The request:
Copy the lines of the data below exactly, starting at the first and stopping after the line that contains "0.55, 0.60, 0.65, 0.70, 0.75, 0.80, 0.85, 0.90, 0.95];"; include no pictures.
--- Records supplied ---
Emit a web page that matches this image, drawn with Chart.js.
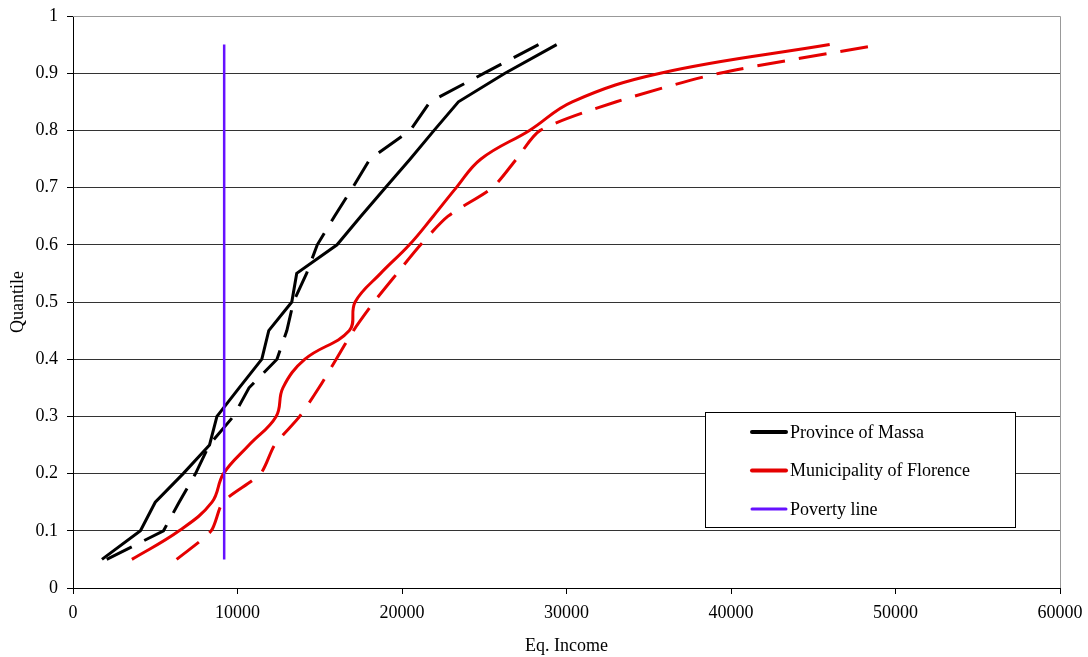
<!DOCTYPE html>
<html>
<head>
<meta charset="utf-8">
<script src="https://cdn.jsdelivr.net/npm/chart.js@4.4.1/dist/chart.umd.min.js"></script>
<style>
  html, body { margin: 0; padding: 0; background: #fff; }
  #wrap { width: 1088px; height: 657px; }
</style>
</head>
<body>
<div id="wrap"><canvas id="chart" width="1088" height="657"></canvas></div>
<script>
// quantile levels (y) shared by all four curves
const quantiles = [0.05, 0.10, 0.15, 0.20, 0.25, 0.30, 0.35, 0.40, 0.45, 0.50,
                   0.55, 0.60, 0.65, 0.70, 0.75, 0.80, 0.85, 0.90, 0.95];

// equivalent income at each quantile
const massaSolid     = [1760, 4100, 5000, 6700, 8300, 8750, 10100, 11480, 11900, 13300,
                        13600, 16050, 17500, 19000, 20500, 21950, 23430, 26260, 29400];
const massaDashed    = [2050, 5500, 6450, 7450, 8280, 9750, 10700, 12400, 13000, 13400,
                        14200, 14850, 15900, 17000, 18050, 20500, 21700, 25000, 28300];
const florenceSolid  = [3580, 6450, 8450, 9150, 10700, 12350, 12760, 14100, 16800, 17150,
                        18700, 20450, 21900, 23300, 24800, 27750, 30350, 35700, 46000];
const florenceDashed = [6300, 8400, 9120, 11400, 12260, 13780, 14950, 16000, 17050, 18300,
                        19700, 21130, 22800, 25500, 26960, 28400, 33030, 39300, 49100];

const povertyIncome = [9190, 9190];
const povertyQuant  = [0.05, 0.95];

const legendLabels = ['Province of Massa', 'Municipality of Florence', 'Poverty line'];
const legendColors = ['#000000', '#e50000', '#6611ff'];

const FONT = '"Liberation Serif", "Times New Roman", serif';
const FSIZE = 18;

function toPoints(xs, ys) {
    return xs.map((x, i) => ({ x: x, y: ys[i] }));
}

// drop the label overhang so layout padding alone sets the plot box
function noOverhang(scale) {
    scale.paddingTop = 0;
    scale.paddingBottom = 0;
    scale.paddingLeft = 0;
    scale.paddingRight = 0;
}

// plot frame (grey top/right) and the boxed legend inside the plot
const frameAndLegend = {
    id: 'frameAndLegend',
    afterDatasetsDraw(chart) {
        const ctx = chart.ctx;
        const a = chart.chartArea;
        ctx.save();
        ctx.strokeStyle = '#999';
        ctx.lineWidth = 1;
        ctx.beginPath();
        ctx.moveTo(a.left, Math.round(a.top) + 0.5);
        ctx.lineTo(Math.round(a.right) + 0.5, Math.round(a.top) + 0.5);
        ctx.lineTo(Math.round(a.right) + 0.5, a.bottom);
        ctx.stroke();

        const bx = 705.5, by = 412.5, bw = 310, bh = 115;
        ctx.fillStyle = '#fff';
        ctx.fillRect(bx, by, bw, bh);
        ctx.strokeStyle = '#000';
        ctx.lineWidth = 1;
        ctx.strokeRect(bx, by, bw, bh);

        ctx.font = FSIZE + 'px ' + FONT;
        ctx.textBaseline = 'middle';
        ctx.textAlign = 'left';
        legendLabels.forEach((t, i) => {
            const y = 432 + i * 38.5;
            ctx.strokeStyle = legendColors[i];
            ctx.lineWidth = i === 2 ? 3 : 4;
            ctx.lineCap = 'round';
            ctx.beginPath();
            ctx.moveTo(752, y);
            ctx.lineTo(786, y);
            ctx.stroke();
            ctx.fillStyle = '#000';
            ctx.fillText(t, 790, y + 1);
        });
        ctx.restore();
    }
};

const lineBase = { showLine: true, pointRadius: 0, pointHoverRadius: 0, fill: false };

new Chart(document.getElementById('chart'), {
    type: 'scatter',
    data: {
        datasets: [
            Object.assign({}, lineBase, {
                label: 'Poverty line',
                data: toPoints(povertyIncome, povertyQuant),
                borderColor: '#6611ff', borderWidth: 2.5
            }),
            Object.assign({}, lineBase, {
                label: 'Province of Massa',
                data: toPoints(massaSolid, quantiles),
                borderColor: '#000', borderWidth: 3, tension: 0
            }),
            Object.assign({}, lineBase, {
                label: 'Province of Massa (dashed)',
                data: toPoints(massaDashed, quantiles),
                borderColor: '#000', borderWidth: 3, borderDash: [28, 14], tension: 0
            }),
            Object.assign({}, lineBase, {
                label: 'Municipality of Florence',
                data: toPoints(florenceSolid, quantiles),
                borderColor: '#e50000', borderWidth: 3, tension: 0.4
            }),
            Object.assign({}, lineBase, {
                label: 'Municipality of Florence (dashed)',
                data: toPoints(florenceDashed, quantiles),
                borderColor: '#e50000', borderWidth: 3, borderDash: [28, 14], tension: 0.25
            })
        ]
    },
    options: {
        responsive: false,
        animation: false,
        devicePixelRatio: 1,
        layout: { padding: { top: 16, right: 28, left: 0, bottom: 0 } },
        plugins: { legend: { display: false }, tooltip: { enabled: false } },
        scales: {
            x: {
                type: 'linear', min: 0, max: 60000,
                ticks: {
                    stepSize: 10000, color: '#000', font: { family: FONT, size: FSIZE }, padding: 8, maxRotation: 0,
                    callback: v => String(v)
                },
                grid: { drawOnChartArea: false, drawTicks: true, tickLength: 6, color: '#000' },
                border: { color: '#000', width: 1 },
                title: { display: true, text: 'Eq. Income', color: '#000', font: { family: FONT, size: FSIZE }, padding: { top: 4, bottom: 0 } },
                afterFit(scale) { scale.height = 69; noOverhang(scale); }
            },
            y: {
                type: 'linear', min: 0, max: 1,
                ticks: {
                    stepSize: 0.1, color: '#000', font: { family: FONT, size: FSIZE }, padding: 9,
                    callback: v => String(+v.toFixed(1))
                },
                grid: {
                    color: c => (c.tick && c.tick.value === 1) ? '#999' : '#333',
                    tickColor: '#000', lineWidth: 1, drawTicks: true, tickLength: 6
                },
                border: { color: '#000', width: 1 },
                title: { display: true, text: 'Quantile', color: '#000', font: { family: FONT, size: FSIZE }, padding: { top: 7, bottom: 0 } },
                afterFit(scale) { scale.width = 73; noOverhang(scale); }
            }
        }
    },
    plugins: [frameAndLegend]
});
</script>
</body>
</html>
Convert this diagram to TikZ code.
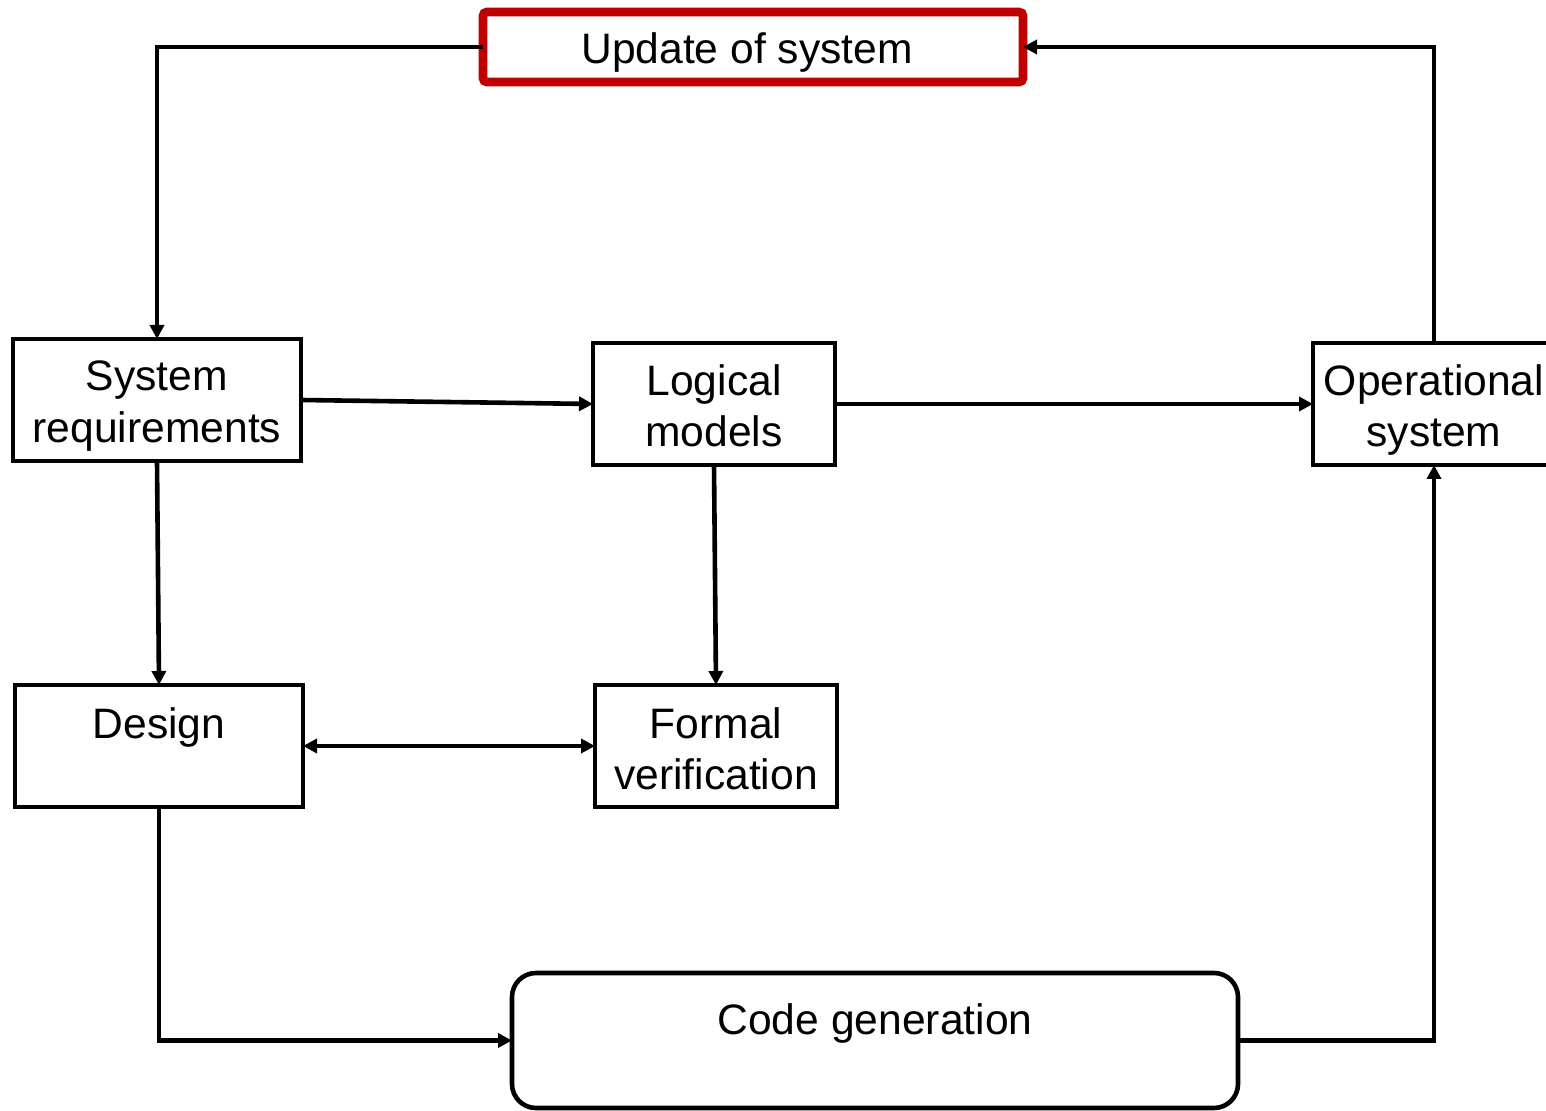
\documentclass[tikz,border=0pt]{standalone}
\usepackage{fontspec}
\setmainfont{Liberation Sans}
\usetikzlibrary{arrows.meta}
\definecolor{boxred}{RGB}{192,0,0}
\begin{document}
\begin{tikzpicture}[x=0.5pt,y=-0.5pt,
  font=\fontsize{21.3}{25.7}\selectfont,
  boxnode/.style={draw=black,line width=2.3pt,fill=white,rectangle,outer sep=0pt,inner sep=0pt,align=center},
  txt/.style={inner sep=0pt,align=center},
  conn/.style={line width=2.3pt,-{Triangle[length=7pt,width=7pt]}},
  bothconn/.style={line width=2.3pt,{Triangle[length=7pt,width=7pt]}-{Triangle[length=7pt,width=7pt]}}]
\useasboundingbox (0,0) rectangle (1546,1111);
\begin{scope}
\clip (0,0) rectangle (1546,1111);
% boxes
\node[boxnode,draw=boxred,line width=4.4pt,rounded corners=2pt,minimum width=270pt,minimum height=35pt] (upd) at (753,47) {};
\node[txt] (updtxt) at (747,52) {Update of system};
\node[boxnode,minimum width=144pt,minimum height=61pt] (sysreq) at (157,400) {};
\node[txt] (sysreqtxt) at (157,406) {System\\requirements};
\node[boxnode,minimum width=121pt,minimum height=61pt] (logical) at (714,404) {};
\node[txt] (logicaltxt) at (714,405.5) {Logical\\models};
\node[boxnode,minimum width=121pt,minimum height=61pt] (ops) at (1434,404) {};
\node[txt] (opstxt) at (1434,410) {Operational\\system};
\node[boxnode,minimum width=144pt,minimum height=61pt] (design) at (159,746) {};
\node[txt] (designtxt) at (159,727) {Design};
\node[boxnode,minimum width=121pt,minimum height=61pt] (formal) at (716,746) {};
\node[txt] (formaltxt) at (716,748.5) {Formal\\verification};
\node[boxnode,rounded corners=12pt,minimum width=363pt,minimum height=67.5pt] (code) at (875,1040.5) {};
\node[txt] (codetxt) at (875,1023) {Code generation};
% connectors
\draw[conn] (upd.west) -| (sysreq.north);
\draw[conn] (ops.north) |- (upd.east);
\draw[conn] (sysreq.east) -- (logical.west);
\draw[conn] (logical.east) -- (ops.west);
\draw[conn] (sysreq.south) -- (design.north);
\draw[conn] (logical.south) -- (formal.north);
\draw[bothconn] (design.east) -- (formal.west);
\draw[conn] (design.south) |- (code.west);
\draw[conn] (code.east) -| (ops.south);
\end{scope}
\end{tikzpicture}
\end{document}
---
Finished answer:
Emit a web page that matches this image, drawn with Chart.js.
<!DOCTYPE html>
<html>
<head>
<meta charset="utf-8">
<script src="https://cdn.jsdelivr.net/npm/chart.js@4.4.1/dist/chart.umd.min.js"></script>
<style>
  html, body { margin: 0; padding: 0; background: #fff; }
  #wrap { width: 1088px; height: 657px; }
</style>
</head>
<body>
<div id="wrap"><canvas id="chart" width="1088" height="657"></canvas></div>
<script>
// quantile levels (y) shared by all four curves
const quantiles = [0.05, 0.10, 0.15, 0.20, 0.25, 0.30, 0.35, 0.40, 0.45, 0.50,
                   0.55, 0.60, 0.65, 0.70, 0.75, 0.80, 0.85, 0.90, 0.95];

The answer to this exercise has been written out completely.